IPVanish has introduced a dedicated filter across all of its apps that allows users to connect exclusively to RAM-only servers - a class of infrastructure that stores no data on physical disks and wipes everything in memory the moment a server restarts. The update, available now on Windows, Mac, iOS, Android, Fire TV, and Android TV, removes a friction point that previously required users to hunt through server lists for a specific icon. For a VPN provider, where the entire value proposition rests on trust, making privacy features genuinely easy to access is not a cosmetic change.
Why the Underlying Technology Matters
The distinction between disk-based and RAM-only servers is not merely technical vocabulary. Traditional VPN servers write data to hard drives - and hard drives retain information even after a reboot, sometimes indefinitely. That persistence creates a recoverable record. Law enforcement agencies, adversarial state actors, or anyone who physically seizes a server can potentially extract logs, configuration data, or connection metadata from a disk, regardless of what a provider's privacy policy claims.
RAM-only servers operate differently at a fundamental level. RAM - random access memory - is volatile by design. When power is cut or a system restarts, everything held in RAM disappears. There is no residual data to seize, subpoena, or leak. The architecture enforces the privacy guarantee structurally rather than relying on administrative policy or human discipline. IPVanish first deployed this infrastructure in 2021 and has since built a fleet of over 200 RAM-only servers across 14 countries, including multiple locations in the United States and coverage across Western Europe and Australia.
What Changed and How Users Access It
Before this update, identifying a RAM-only server inside the IPVanish app required users to scan the server list for a snowflake icon displayed beside qualifying server names - a process that assumed users already knew what to look for and why it mattered. The new filter collapses that process into a single toggle. Users open the app, navigate to the server list, activate the RAM-only filter, and the list immediately narrows to show only diskless servers.

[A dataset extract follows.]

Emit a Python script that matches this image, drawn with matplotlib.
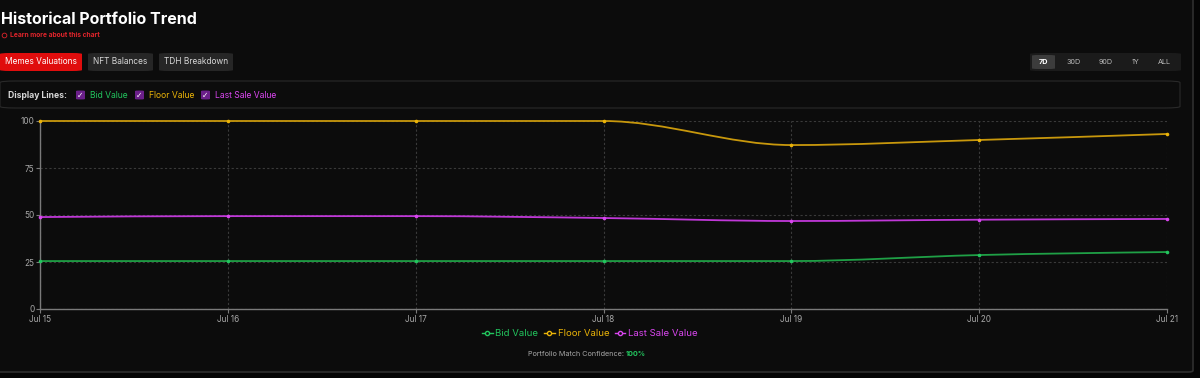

From there, connection proceeds as normal.
The approach reflects a broader design principle that privacy tools have often struggled with: the gap between what a product can do and what an average user will actually do. Features buried in submenus or requiring prior knowledge tend to go unused. Surfacing the RAM-only filter as a first-class option reduces that gap without requiring users to understand the technical architecture behind it.
The Broader Context of VPN Infrastructure Transparency
The VPN industry has faced persistent scrutiny over the years regarding the gap between marketed privacy claims and actual technical implementation. Several providers have been found logging user data despite "no-log" policies, in some cases only revealed when servers were seized and records produced. RAM-only architecture has emerged as a structural response to that credibility problem - one that does not depend on trusting a provider's word, because the technology itself removes the possibility of disk-based retention.
IPVanish CEO Joe Vander Meer described the new filter as making it "effortless for users to connect to these servers, ensuring maximum privacy without any hassle." The company's RAM-only server locations currently span:
- Australia
- Canada
- France
- Germany
- Netherlands
- Sweden
- Switzerland
- United Kingdom
- United States (multiple locations)
The feature is available to all IPVanish subscribers regardless of plan tier, which means the privacy benefit is not reserved as a premium add-on. As VPN adoption has grown among both privacy-conscious individuals and remote workers, the pressure on providers to back claims with verifiable infrastructure has intensified. Filters like this one make it easier to verify - and use - the technology that distinguishes one provider's promises from another's.